A run of records:
* start *

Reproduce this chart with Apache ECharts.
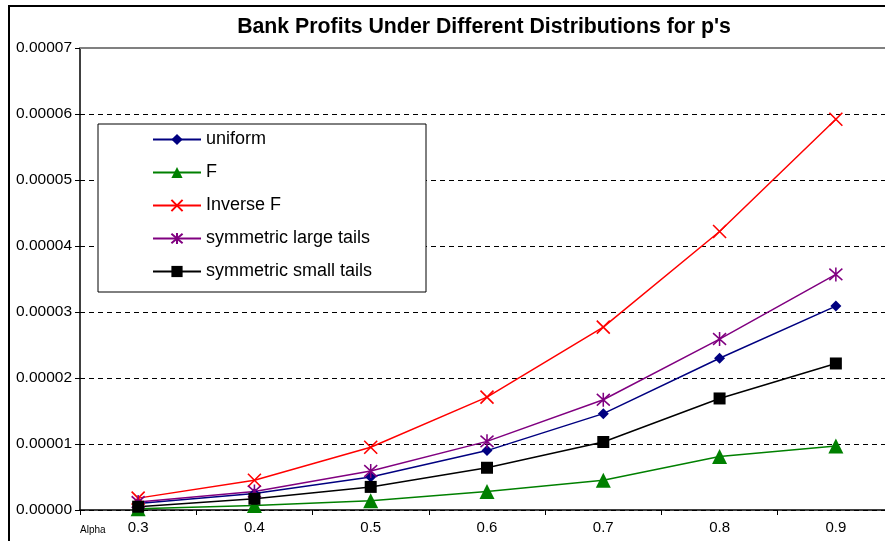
<!DOCTYPE html>
<html lang="en">
<head>
	<meta charset="UTF-8">
	<title>Bank Profits</title>
	<script src="https://cdn.jsdelivr.net/npm/echarts@6/dist/echarts.min.js"></script>
	<style>
		html, body { margin: 0; padding: 0; background: #fff; }
		#main { width: 885px; height: 541px; }
	</style>
</head>
<body>
<div id="main"></div>
<script>
// categories on x axis (Alpha)
var alphas = ['0.3', '0.4', '0.5', '0.6', '0.7', '0.8', '0.9'];
// series values
var uniform = [0.0000010, 0.0000025, 0.0000050, 0.0000090, 0.0000146, 0.0000230, 0.0000309];
var fDist = [0.0000002, 0.0000007, 0.0000014, 0.0000028, 0.0000045, 0.0000081, 0.0000097];
var inverseF = [0.0000018, 0.0000045, 0.0000095, 0.0000171, 0.0000277, 0.0000422, 0.0000592];
var largeTails = [0.0000012, 0.0000028, 0.0000059, 0.0000104, 0.0000167, 0.0000259, 0.0000357];
var smallTails = [0.0000005, 0.0000017, 0.0000035, 0.0000064, 0.0000103, 0.0000169, 0.0000222];
var yMax = 0.00007;
var yStep = 0.00001;

var chart = echarts.init(document.getElementById('main'));

var crossPath = 'path://M0,0L10,10M10,0L0,10';
var starPath = 'path://M0,0L10,10M10,0L0,10M5,-1L5,11';

function lineSeries(name, data, color, symbol, size, stroke) {
    return {
        name: name,
        type: 'line',
        data: data,
        symbol: symbol,
        symbolSize: size,
        showAllSymbol: true,
        lineStyle: { color: color, width: 1.5 },
        itemStyle: { color: color, borderColor: color, borderWidth: stroke ? 1.6 : 0 },
        emphasis: { disabled: true },
        animation: false
    };
}

var series = [
    lineSeries('uniform', uniform, '#000080', 'diamond', 11, false),
    lineSeries('F', fDist, '#008000', 'triangle', 15, false),
    lineSeries('Inverse F', inverseF, '#ff0000', crossPath, 13, true),
    lineSeries('symmetric large tails', largeTails, '#800080', starPath, [13, 14], true),
    lineSeries('symmetric small tails', smallTails, '#000000', 'rect', 12, false)
];

var option = {
    backgroundColor: '#fff',
    animation: false,
    title: {
        text: "Bank Profits Under Different Distributions for p's",
        left: 479,
        textAlign: 'center',
        top: 12,
        textStyle: { fontFamily: 'Liberation Sans, Arial', fontSize: 21.3, fontWeight: 'bold', color: '#000' }
    },
    legend: {
        orient: 'vertical',
        left: 98,
        top: 124,
        backgroundColor: '#fff',
        borderColor: '#000',
        borderWidth: 1,
        padding: [5, 54, 10, 54],
        itemWidth: 48,
        itemHeight: 14,
        itemGap: 12,
        textStyle: { fontFamily: 'Liberation Sans, Arial', fontSize: 18, color: '#000', lineHeight: 21 },
        data: ['uniform', 'F', 'Inverse F', 'symmetric large tails', 'symmetric small tails']
    },
    grid: { left: 80, width: 814, top: 48, bottom: 31, containLabel: false, outerBoundsMode: 'none' },
    xAxis: [{
        type: 'category',
        data: alphas,
        boundaryGap: true,
        axisLine: { lineStyle: { color: '#000', width: 1.5 } },
        axisTick: { show: true, length: 5, lineStyle: { color: '#000' } },
        axisLabel: { color: '#000', fontFamily: 'Liberation Sans, Arial', fontSize: 15, margin: 10 },
        splitLine: { show: false }
    }, {
        // grey solid line along the top of the plot
        type: 'category',
        data: alphas,
        position: 'top',
        axisLine: { show: true, lineStyle: { color: '#808080', width: 2 } },
        axisTick: { show: false },
        axisLabel: { show: false },
        splitLine: { show: false }
    }],
    yAxis: {
        type: 'value',
        min: 0,
        max: yMax,
        interval: yStep,
        axisLine: { show: true, lineStyle: { color: '#000', width: 1.5 } },
        axisTick: { show: true, length: 5, lineStyle: { color: '#000' } },
        axisLabel: {
            color: '#000', fontFamily: 'Liberation Sans, Arial', fontSize: 15.5, margin: 8,
            formatter: function (v) { return v.toFixed(5); }
        },
        splitLine: { show: true, lineStyle: { color: '#000', type: [5, 4], width: 1 } }
    },
    graphic: [
        { type: 'rect', shape: { x: 9, y: 6, width: 900, height: 600 }, style: { fill: 'none', stroke: '#000', lineWidth: 2 }, silent: true, z: 100 },
        { type: 'text', left: 80, top: 525, style: { text: 'Alpha', fontSize: 10, fontFamily: 'Liberation Sans, Arial', fill: '#000' }, silent: true }
    ],
    series: series
};

chart.setOption(option);
</script>
</body>
</html>
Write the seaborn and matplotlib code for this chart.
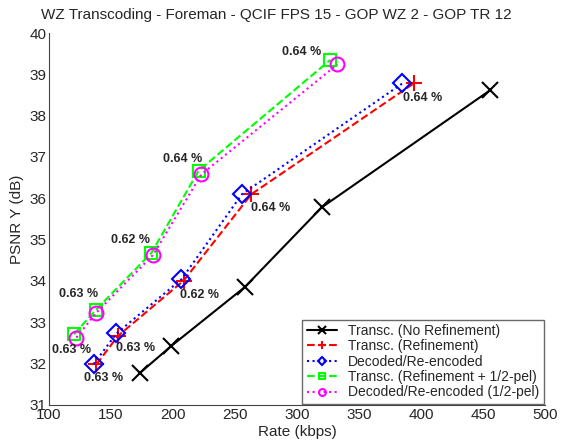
import numpy as np
import pandas as pd
import seaborn as sns
import matplotlib.pyplot as plt

# rate (kbps) / PSNR Y (dB)
rate_norefine = [173.1, 198.7, 257.8, 319.9, 456.0]
psnr_norefine = [31.77, 32.43, 33.85, 35.78, 38.62]

rate_refine = [138.2, 155.6, 208.6, 263.2, 394.1]
psnr_refine = [31.98, 32.67, 34.01, 36.10, 38.78]

rate_reenc = [136.0, 154.4, 206.8, 255.6, 385.0]
psnr_reenc = [31.99, 32.73, 34.04, 36.10, 38.78]

rate_half = [120.2, 137.7, 182.6, 220.7, 326.9]
psnr_half = [32.71, 33.30, 34.68, 36.67, 39.35]

rate_reenc_half = [122.1, 137.7, 183.9, 222.9, 332.6]
psnr_reenc_half = [32.63, 33.22, 34.63, 36.58, 39.24]

overhead_labels = ["0.63 %", "0.63 %", "0.62 %", "0.64 %", "0.64 %"]

names = ["Transc. (No Refinement)", "Transc. (Refinement)", "Decoded/Re-encoded",
         "Transc. (Refinement + 1/2-pel)", "Decoded/Re-encoded (1/2-pel)"]

sns.set_style("white")
plt.rcParams['font.family'] = ['Liberation Sans', 'DejaVu Sans']

fig = plt.figure(figsize=(5.61, 4.46), dpi=100)
ax = fig.add_axes([49 / 561, 1 - 405 / 446, 496 / 561, 372 / 446])

series = [
    (rate_norefine, psnr_norefine, "black", "-", "x", 11),
    (rate_refine, psnr_refine, "red", "--", "+", 12),
    (rate_reenc, psnr_reenc, "blue", ":", "D", 9),
    (rate_half, psnr_half, "#00ff00", "--", "s", 9),
    (rate_reenc_half, psnr_reenc_half, "magenta", ":", "o", 10),
]
for (xs, ys, c, ls, mk, ms), name in zip(series, names):
    df = pd.DataFrame({"rate": xs, "psnr": ys})
    sns.lineplot(data=df, x="rate", y="psnr", ax=ax, color=c, linestyle=ls,
                 linewidth=1.5, marker=mk, markersize=ms, markerfacecolor="none",
                 markeredgecolor=c, markeredgewidth=1.5, sort=False, label=name)

# overhead percentages, text offsets in pixels from the point
green_off = [(-22, -16), (-37, 16), (-40, 13), (-36, 12), (-48, 8)]
red_off = [(-12, -14), (-2, -12), (-4, -14), (0, -14), (-11, -15)]
for i, lab in enumerate(overhead_labels):
    ax.annotate(lab, (rate_half[i], psnr_half[i]), xytext=green_off[i],
                textcoords="offset pixels", fontsize=9, fontweight="bold",
                va="center", ha="left")
    ax.annotate(lab, (rate_refine[i], psnr_refine[i]), xytext=red_off[i],
                textcoords="offset pixels", fontsize=9, fontweight="bold",
                va="center", ha="left")

ax.set_xlim(100, 500)
ax.set_ylim(31, 40)
ax.set_xticks(np.arange(100, 501, 50))
ax.set_yticks(np.arange(31, 41, 1))
ax.tick_params(direction="in", length=4, labelsize=11, pad=2)
for s in ["top", "right"]:
    ax.spines[s].set_visible(False)
for s in ["left", "bottom"]:
    ax.spines[s].set_color("#444444")
ax.set_xlabel("Rate (kbps)", fontsize=11, labelpad=2)
ax.set_ylabel("PSNR Y (dB)", fontsize=11, labelpad=4)
fig.text(276 / 561, 1 - 15 / 446, "WZ Transcoding - Foreman - QCIF FPS 15 - GOP WZ 2 - GOP TR 12",
         ha="center", va="center", fontsize=11)

leg = ax.legend(loc="lower right", fontsize=10, markerscale=0.5, handlelength=2.2,
                frameon=True, fancybox=False, borderpad=0.3, labelspacing=0.1,
                borderaxespad=0.1)
leg.get_frame().set_edgecolor("#444444")
leg.get_frame().set_linewidth(1)

fig.savefig("out.png", dpi=100)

* end *

Short exercise:
Only the lines between the one with "Write the seaborn" and the one with "psnr_half = [32.71, 33.30, 34.68, 36.67, 39.35]", those two included, get copied from the material above. Keep it exact and free of pictures.

Result for this task:
Write the seaborn and matplotlib code for this chart.
import numpy as np
import pandas as pd
import seaborn as sns
import matplotlib.pyplot as plt

# rate (kbps) / PSNR Y (dB)
rate_norefine = [173.1, 198.7, 257.8, 319.9, 456.0]
psnr_norefine = [31.77, 32.43, 33.85, 35.78, 38.62]

rate_refine = [138.2, 155.6, 208.6, 263.2, 394.1]
psnr_refine = [31.98, 32.67, 34.01, 36.10, 38.78]

rate_reenc = [136.0, 154.4, 206.8, 255.6, 385.0]
psnr_reenc = [31.99, 32.73, 34.04, 36.10, 38.78]

rate_half = [120.2, 137.7, 182.6, 220.7, 326.9]
psnr_half = [32.71, 33.30, 34.68, 36.67, 39.35]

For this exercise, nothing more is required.